For more of what I’ve done, check out my C.V. but I’ll tell you about one project that I’ve found to be especially effective and affecting.
The Drawing Devil was a combination of performance art and drawing, which makes it sound quite lofty, but it’s initial impetus was light relief for Glasgow’s alternative Art Fair, Vault in 2011 (being a deliberate antidote to art scene piety). I dressed up as The Devil and charged people £6.66 for a deliberately unflattering portrait rendered in cheap felt pens (the tool of the devil). I’ve since done this again at GOMA in 2018.
I had a lot of fun and people really enjoyed being insulted solidly for as long as it took The Devil to draw them a wretched portrait. One unexpected side-effect of this project was the intense experience of really looking at somebody’s face for 15 minutes.
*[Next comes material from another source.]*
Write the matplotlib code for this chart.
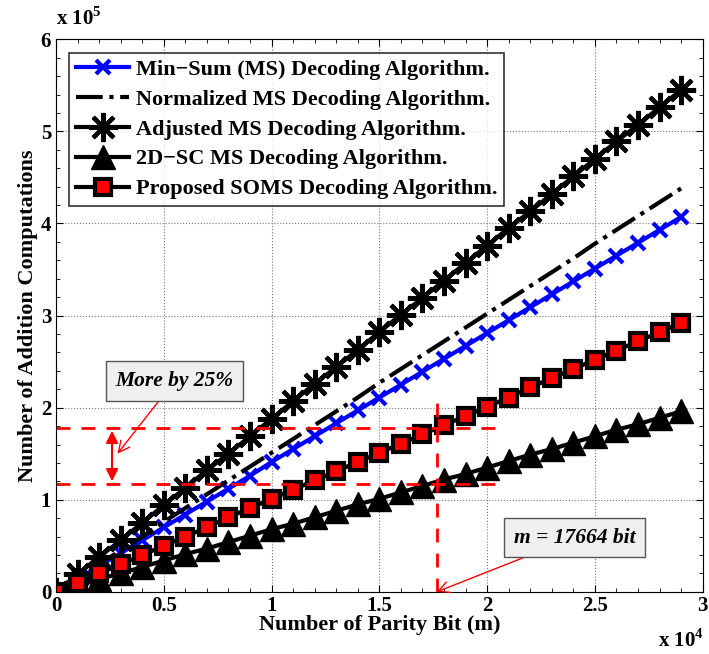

Really looking. And I came to a stark conclusion which was surprisingly emotional: everyone is beautiful. Everyone. And especially when they’re young. Young people don’t even have to try. Even when you’re hardcore bogging and a thousand percent mingin’ ~ youth sprinkles allure over your pudgy cheeks like fairy dust. Goddammit! Young people! You’re beautiful!
I now draw mainly for myself (which nobody sees, well, apart from Penny, very occasionally) and I like to draw my own slides, when I do public talks on the paranormal.